Crest

A view from the west

Featuring food, fuel and the future in Jersey

American agriculture and the barrier of scale.
Crest
[info]st_ouennais
"America will not pass a cap-and-trade law in time for the global climate-change summit in Copenhagen next month. To understand why, it helps to ask a farmer. Take Bruce Wright, for example, who grows wheat and other crops on a couple of thousand acres near Bozeman, Montana. His family has tilled these fields for four generations." "He loves his job and the rural way of life. But he fears that higher energy prices will endanger both. But he cannot see how he could run his farm without cheap fossil fuels. He has no full-time employees, but owns about 20 vehicles."
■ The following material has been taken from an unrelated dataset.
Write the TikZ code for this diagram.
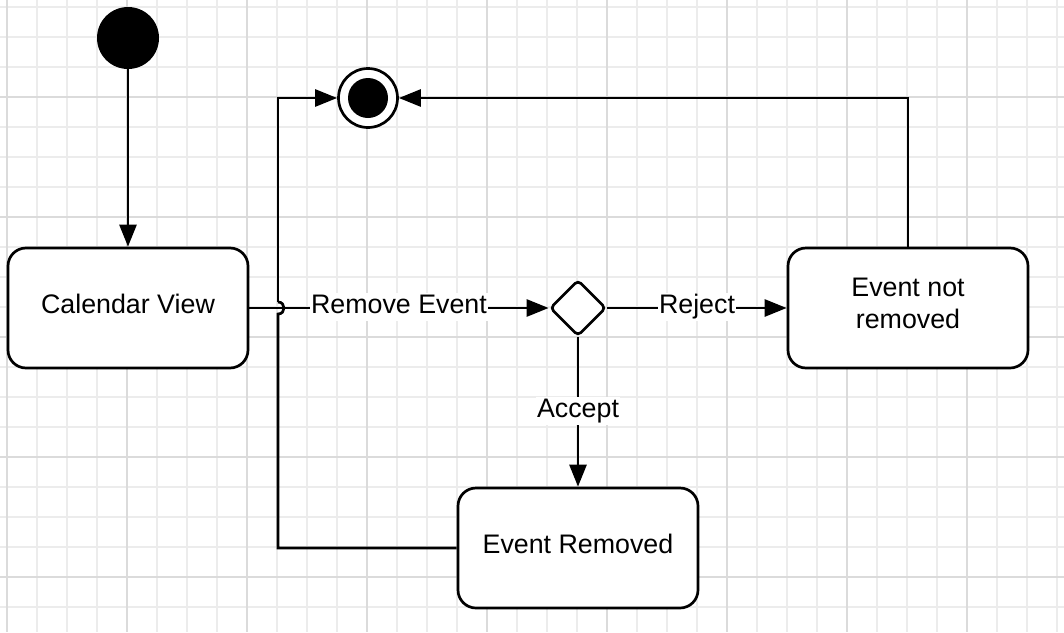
\documentclass[tikz,border=0pt]{standalone}
\usepackage{fontspec}
\setmainfont{Liberation Sans}
\usetikzlibrary{arrows.meta,shapes.geometric}
\begin{document}
\begin{tikzpicture}[x=1pt,y=-1pt,
  txt/.style={font=\fontsize{26.8}{32}\selectfont},
  state/.style={txt,draw,line width=2.7pt,rounded corners=18pt,minimum width=240pt,minimum height=120pt,align=center,inner sep=0pt,fill=white,text depth=9pt},
  conn/.style={line width=2.7pt,-{Triangle[length=22pt,width=17pt]}},
  plain/.style={line width=2.7pt},
  lbl/.style={txt,fill=white,inner sep=1.5pt,text height=19pt,text depth=6pt,yshift=1.5pt},
  minorgrid/.style={gray!15,line width=1.3pt},
  majorgrid/.style={gray!28,line width=1.3pt}
]
\useasboundingbox (0,0) rectangle (1064,632);
\fill[white] (0,0) rectangle (1064,632);
% grid
\foreach \x in {7,37,...,1064} \draw[minorgrid] (\x,0) -- (\x,632);
\foreach \y in {7,37,...,632} \draw[minorgrid] (0,\y) -- (1064,\y);
\foreach \x in {7,127,...,1064} \draw[majorgrid] (\x,0) -- (\x,632);
\foreach \y in {97,217,...,632} \draw[majorgrid] (0,\y) -- (1064,\y);

% nodes
\node[circle,fill=black,minimum size=62pt,inner sep=0pt] (start) at (128,38) {};
\node[circle,draw,line width=2.7pt,fill=white,minimum size=59pt,inner sep=0pt] (end) at (368,98) {};
\node[circle,fill=black,minimum size=40pt,inner sep=0pt] (endin) at (368,98) {};
\node[state] (cv) at (128,308) {Calendar View};
\node[diamond,draw,line width=2.7pt,fill=white,rounded corners=4pt,minimum width=56pt,minimum height=56pt,inner sep=0pt] (dec) at (578,308) {};
\node[state] (enr) at (908,308) {Event not\\removed};
\node[state] (er) at (578,548) {Event Removed};

\coordinate (c1) at (278,548);
\coordinate (j1) at (278,314);
\coordinate (j2) at (278,302);
\coordinate (c2) at (278,98);
\coordinate (c3) at (908,98);

% connectors
\draw[conn] (start) -- (cv);
\draw[conn] (cv) -- node[lbl] {Remove Event} (dec);
\draw[conn] (dec) -- node[lbl] {Reject} (enr);
\draw[conn] (dec) -- node[lbl,pos=0.5] {Accept} (er);
\draw[plain] (er.west) -- (c1) -- (j1) .. controls (286,314) and (286,302) .. (j2);
\draw[conn] (j2) -- (c2) -- (end.west);
\draw[conn] (enr.north) -- (c3) -- (end.east);
\end{tikzpicture}
\end{document}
http://www.enn.com/agriculture/article/40704


The knub of the problem is that of scale. Clearly there is no way to run a farm of a couple of thousand acres on one's own without a massive dependence on machinery and the fuel that drives that machinery. But it is a vicous cycle - as the famers have mechanised the rural jobs and population have dwindled, and without the labour force there is no choice but to further mechanise. The huge capital costs of the machinery can only be covered by cropping vast areas with it, and that drives a monoculture approach. These mega scale diversity deserts have no hope of relocalising and rescaling agriculture. It is why I keep emphasing to those that would listen that we in Jersey with our necessarily very small scale farming have an opportunity to get it right where others simply cannot follow. Small is beautiful.